Le jeune homme passa une main mécanique sur son oeil robotique. Il eut l'impression de caresser le mirage d'un miracle.
- Ils m'ont laissé saigner, comme un porc. Ils m'ont apporté de l'eau et des rations, m'ont gavés de force. Ils m'ont répété que je ne mourrais pas, pas encore au moins. Petit à petit, je ne savais plus où se tenait la réalité. J'ai rêvé ma torture et vécu des jours heureux de mon enfance, des siècles remplaçant les secondes. J'avais l'impression parfois, d'entendre ces chiens d'hérétiques. Ils parlaient sans être là, leur voix résonnait contre les murs de la grotte. Ils parlaient de leur cabane, de l'avancée des Externes. Je compris que je délirais, que j'allais bientôt vivre la fin de mon agonie... Quand j'ai réellement repris conscience, il n'y avait plus de grotte.
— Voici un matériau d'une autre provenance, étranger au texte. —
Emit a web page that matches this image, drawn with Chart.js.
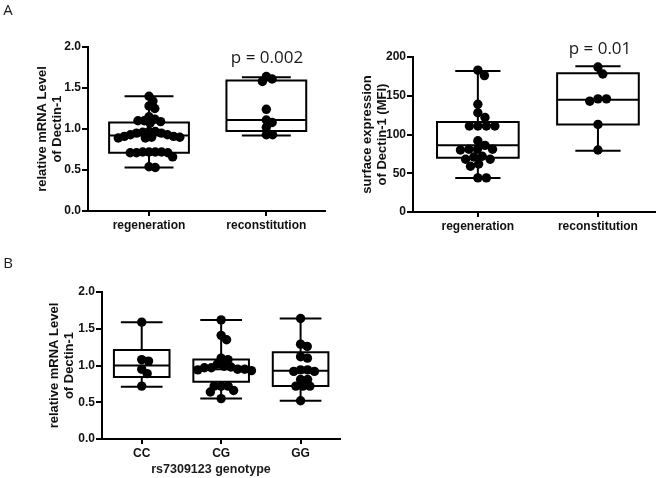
<!DOCTYPE html>
<html>
<head>
<meta charset="utf-8">
<script src="https://cdn.jsdelivr.net/npm/chart.js@4.4.1/dist/chart.umd.min.js"></script>
<style>
  body { margin: 0; background: #fff; }
  #wrap { position: relative; width: 660px; height: 478px; }
  canvas { position: absolute; }
  .lbl { position: absolute; white-space: nowrap; line-height: 1; color: #1a1a1a; transform: translate(-50%, -50%); }
</style>
</head>
<body>
<div id="wrap">
  <canvas id="c1" width="330" height="240" style="left:0;top:0"></canvas>
  <canvas id="c2" width="330" height="240" style="left:330px;top:0"></canvas>
  <canvas id="c3" width="345" height="238" style="left:0;top:240px"></canvas>
  <div class="lbl" style="left:8px;top:9px;font:15px 'Open Sans'">A</div>
  <div class="lbl" style="left:8px;top:262px;font:15px 'Open Sans'">B</div>
  <div class="lbl" style="left:267px;top:56px;font:17px 'Open Sans'">p = 0.002</div>
  <div class="lbl" style="left:600px;top:47px;font:17px 'Open Sans'">p = 0.01</div>
  <div class="lbl" style="left:211px;top:469px;font:bold 12.5px 'Liberation Sans'">rs7309123 genotype</div>
</div>
<script>
// categories
const groupsA = ["regeneration", "reconstitution"];
const genotypes = ["CC", "CG", "GG"];

// panel A left: relative mRNA level of Dectin-1
const mrnaRegeneration = [1.40, 1.34, 1.28, 1.25, 1.15,
  1.10, 1.09, 1.07, 1.10, 1.12,
  0.97, 0.96, 0.95, 0.93, 0.91, 0.90, 0.89, 0.89, 0.90, 0.91, 0.93, 0.95, 0.97,
  0.72, 0.72, 0.71, 0.71, 0.71, 0.72, 0.72, 0.66, 0.53, 0.54];
const mrnaReconstitution = [1.64, 1.61, 1.58, 1.24, 1.11, 1.08, 1.02, 0.93, 0.93];
// [min, q1, median, q3, max]
const mrnaBoxes = [[0.53, 0.71, 0.92, 1.08, 1.40], [0.92, 0.975, 1.11, 1.59, 1.63]];

// panel A right: surface expression (MFI)
const mfiRegeneration = [183, 176, 139, 128, 122, 111, 111, 111, 111, 92, 86, 81, 80, 81, 81,
  71, 68, 72, 68, 62, 59, 44, 44];
const mfiReconstitution = [187, 178, 146, 143, 146, 113, 80];
const mfiBoxes = [[44, 70, 86, 116, 182], [79, 113, 145, 179, 188]];

// panel B: mRNA by genotype
const mrnaCC = [1.59, 1.08, 1.06, 0.95, 0.89, 0.72];
const mrnaCG = [1.62, 1.41, 1.35, 1.10, 1.08, 1.02, 0.99, 0.97, 0.95, 0.94, 0.93, 0.95, 0.97, 0.98,
  0.72, 0.72, 0.72, 0.66, 0.64, 0.55];
const mrnaGG = [1.64, 1.29, 1.26, 1.12, 1.10, 0.94, 0.92, 0.92, 0.94, 0.81, 0.81, 0.72, 0.72, 0.72, 0.52];
const genotypeBoxes = [[0.71, 0.845, 1.0, 1.21, 1.59], [0.55, 0.78, 0.95, 1.08, 1.62], [0.52, 0.72, 0.93, 1.18, 1.64]];

const mrnaTicks = [0, 0.5, 1.0, 1.5, 2.0];
const mfiTicks = [0, 50, 100, 150, 200];

const tickFont = { family: "Liberation Sans", size: 12, weight: "bold" };
const titleFont = { family: "Liberation Sans", size: 13, weight: "bold", lineHeight: 1.15 };

function boxPath(i, s, hw, cw) {
  const [mn, q1, md, q3, mx] = s;
  const gap = { x: i, y: null };
  return [
    { x: i - hw, y: q1 }, { x: i + hw, y: q1 }, { x: i + hw, y: q3 }, { x: i - hw, y: q3 }, { x: i - hw, y: q1 }, gap,
    { x: i - hw, y: md }, { x: i + hw, y: md }, gap,
    { x: i, y: q3 }, { x: i, y: mx }, gap,
    { x: i - cw, y: mx }, { x: i + cw, y: mx }, gap,
    { x: i, y: q1 }, { x: i, y: mn }, gap,
    { x: i - cw, y: mn }, { x: i + cw, y: mn }
  ];
}

function makePanel(id, cats, groups, boxes, yTicks, yTitle, cfg) {
  const datasets = [];
  groups.forEach((vals, i) => {
    datasets.push({
      data: boxPath(i, boxes[i], cfg.hw, cfg.cw),
      borderColor: "#000", borderWidth: 2, pointRadius: 0, pointHoverRadius: 0,
      spanGaps: false, fill: false, tension: 0,
      borderCapStyle: "square", borderJoinStyle: "miter"
    });
  });
  groups.forEach((vals, i) => {
    datasets.push({
      data: vals.map(v => ({ x: i, y: v })),
      showLine: false, pointRadius: 4.7, pointHoverRadius: 4.7,
      pointBackgroundColor: "#000", pointBorderColor: "#000", pointBorderWidth: 0
    });
  });
  const chart = new Chart(document.getElementById(id), {
    type: "line",
    data: { datasets },
    options: {
      responsive: false,
      animation: false,
      events: [],
      layout: { padding: cfg.pad },
      plugins: { legend: { display: false }, tooltip: { enabled: false } },
      scales: {
        x: {
          type: "linear", min: cfg.xmin, max: cfg.xmax,
          afterBuildTicks: s => { s.ticks = cats.map((c, i) => ({ value: i })); },
          afterFit: s => { s.height = cfg.xh; },
          grid: { drawOnChartArea: false, tickLength: 5, color: "#000", lineWidth: 2 },
          border: { color: "#000", width: 2 },
          ticks: { autoSkip: false, maxRotation: 0, padding: 2, color: "#111", font: tickFont,
                   callback: v => cats[v] }
        },
        y: {
          type: "linear", min: yTicks[0], max: yTicks[yTicks.length - 1],
          afterBuildTicks: s => { s.ticks = yTicks.map(v => ({ value: v })); },
          afterFit: s => { s.width = cfg.yw; },
          grid: { drawOnChartArea: false, tickLength: 6, color: "#000", lineWidth: 2 },
          border: { color: "#000", width: 2 },
          ticks: { padding: 1, color: "#111", font: tickFont, callback: cfg.fmt },
          title: { display: true, text: yTitle, color: "#111", font: titleFont, padding: { top: 0, bottom: 0 } }
        }
      }
    }
  });
  swarm(chart, groups.length, groups.length, cfg.d);
  return chart;
}

// spread dots sideways so they do not sit on top of each other
function swarm(chart, first, n, D) {
  const xs = chart.scales.x, ys = chart.scales.y;
  const unit = xs.getPixelForValue(1) - xs.getPixelForValue(0);
  for (let g = 0; g < n; g++) {
    const pts = chart.data.datasets[first + g].data;
    const order = pts.map((p, k) => k).sort((a, b) => pts[b].y - pts[a].y);
    const placed = [];
    order.forEach(k => {
      const py = ys.getPixelForValue(pts[k].y);
      const cands = [0];
      placed.forEach(p => {
        const dy = py - p.y;
        if (Math.abs(dy) < D) {
          const dx = Math.sqrt(D * D - dy * dy);
          cands.push(p.x + dx, p.x - dx);
        }
      });
      cands.sort((a, b) => Math.abs(a) - Math.abs(b));
      const c = cands.find(c => placed.every(p => (c - p.x) ** 2 + (py - p.y) ** 2 >= D * D - 0.01));
      placed.push({ x: c, y: py });
      pts[k].x = g + c / unit;
    });
  }
  chart.update("none");
}

makePanel("c1", groupsA, [mrnaRegeneration, mrnaReconstitution], mrnaBoxes, mrnaTicks,
  ["relative mRNA Level", "of Dectin-1"],
  { pad: { top: 47, left: 35, right: 5, bottom: 0 }, yw: 53, xh: 29, xmin: -0.52, xmax: 1.5,
    hw: 0.34, cw: 0.2, d: 6.3, fmt: v => v.toFixed(1) });

makePanel("c2", groupsA, [mfiRegeneration, mfiReconstitution], mfiBoxes, mfiTicks,
  ["surface expression", "of Dectin-1 (MFI)"],
  { pad: { top: 57, left: 30, right: 5, bottom: 0 }, yw: 53, xh: 28, xmin: -0.54, xmax: 1.475,
    hw: 0.34, cw: 0.18, d: 8.5, fmt: v => v });

makePanel("c3", genotypes, [mrnaCC, mrnaCG, mrnaGG], genotypeBoxes, mrnaTicks,
  ["relative mRNA Level", "of Dectin-1"],
  { pad: { top: 52, left: 47, right: 2, bottom: 0 }, yw: 55, xh: 39, xmin: -0.5, xmax: 2.5,
    hw: 0.35, cw: 0.25, d: 7, fmt: v => v.toFixed(1) });
</script>
</body>
</html>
Juste ce lit, un cybernaute qui souriait à mes côtés.
- Ils vous ont remis en état plus vite qu'ils ne l'imaginaient, adjudant. Presque moitié moins de temps que les protocoles standards.
- Je m'en serais bien passé, commandant.
Avec une curiosité qu'il trouvait écœurante, Guillhem scruta ses mains, retira le drap qui le couvrait, faisant jouer les articulations de ses jambes.
- J'ai failli à ma mission, et on m'a récompensé. Cela n'a pas de sens, commandant. Je ne mérite aucun honneur, et me voilà promu à un rang qu'on réserve aux héros...
- Regrettez-vous d'être toujours en vie, adjudant ?
Guillhem remit les draps sur ses jambes, et s'affalla dans le lit.
- Que dira mon père quand il apprendra que je suis toujours vivant ?
- Je suis sûr qu'il sera très heureux...
Un sourire triste anima les lèvres du jeune homme.
- Vous ne le connaissez pas, commandant. Je serais sa honte. Son fils qui n'a pas sû suivre sa trace. Je n'ai pas son courage, ni sa bravoure.
- Mais vous avez eu l'intelligence de rester vivant suffisament longtemps là où personne n'aurait survécu. Cela ne vous trouble pas ?
- Comment ça, commandant ?
Flinn, jusqu'alors debout, s'installa dans une chaise disposé au pied du lit.
- Les cybernautes qui vous ont remis d'aplomb sont catégoriques. Personne, absolument personne, n'aurait pu survivre avec les blessures que vous aviez. Et vue l'ancienneté des plaies sur vos ... bras et votre jambe, il est probable que vous avez été tortué depuis au moins trois, peut-être quatre semaine.
Guillhem blêmit.
- Mais, commandant Flinn, c'est totalement impossible.
- Cela le serait pour quelqu'un à la condition physique normale.
Le sous-officier s'emporta d'un rire presque hystérique. alors qu'il se calmait, il reprit.
- Commandant, vous avez bien vu ma carrure avant que les cybernautes ne me ... réparent. J'étais maigre, sans endurance. J'avais une santé relativement précaire.
- Des problèmes d'infections ?
- Rarement, et jamais très longtemps. Mais ...
- Des fractures ?
- Un bras cassé à l’adolescence. Les médecins s'étaient même étonne que ...
Une lueur passa dans son regard.
- Attendez commandant. Qu'est ce que cela veut dire ?
- Avec un père capable de vous prodiguer les meilleurs soins dès que vous en aviez besoin et peu de problèmes réels potentiellement mortels, cela ne m'étonne pas que cela n'ai été remarqué. Mais vu l'état dans lequel vous êtes arrivé à bord de l'Ankara... Les cybernautes ont procédés à une batterie de test et d'analyse en tout genre. Et devinez ce qu'ils ont trouvé ?
- Je ne sais pas.
- Des nanites présente dans votre sang.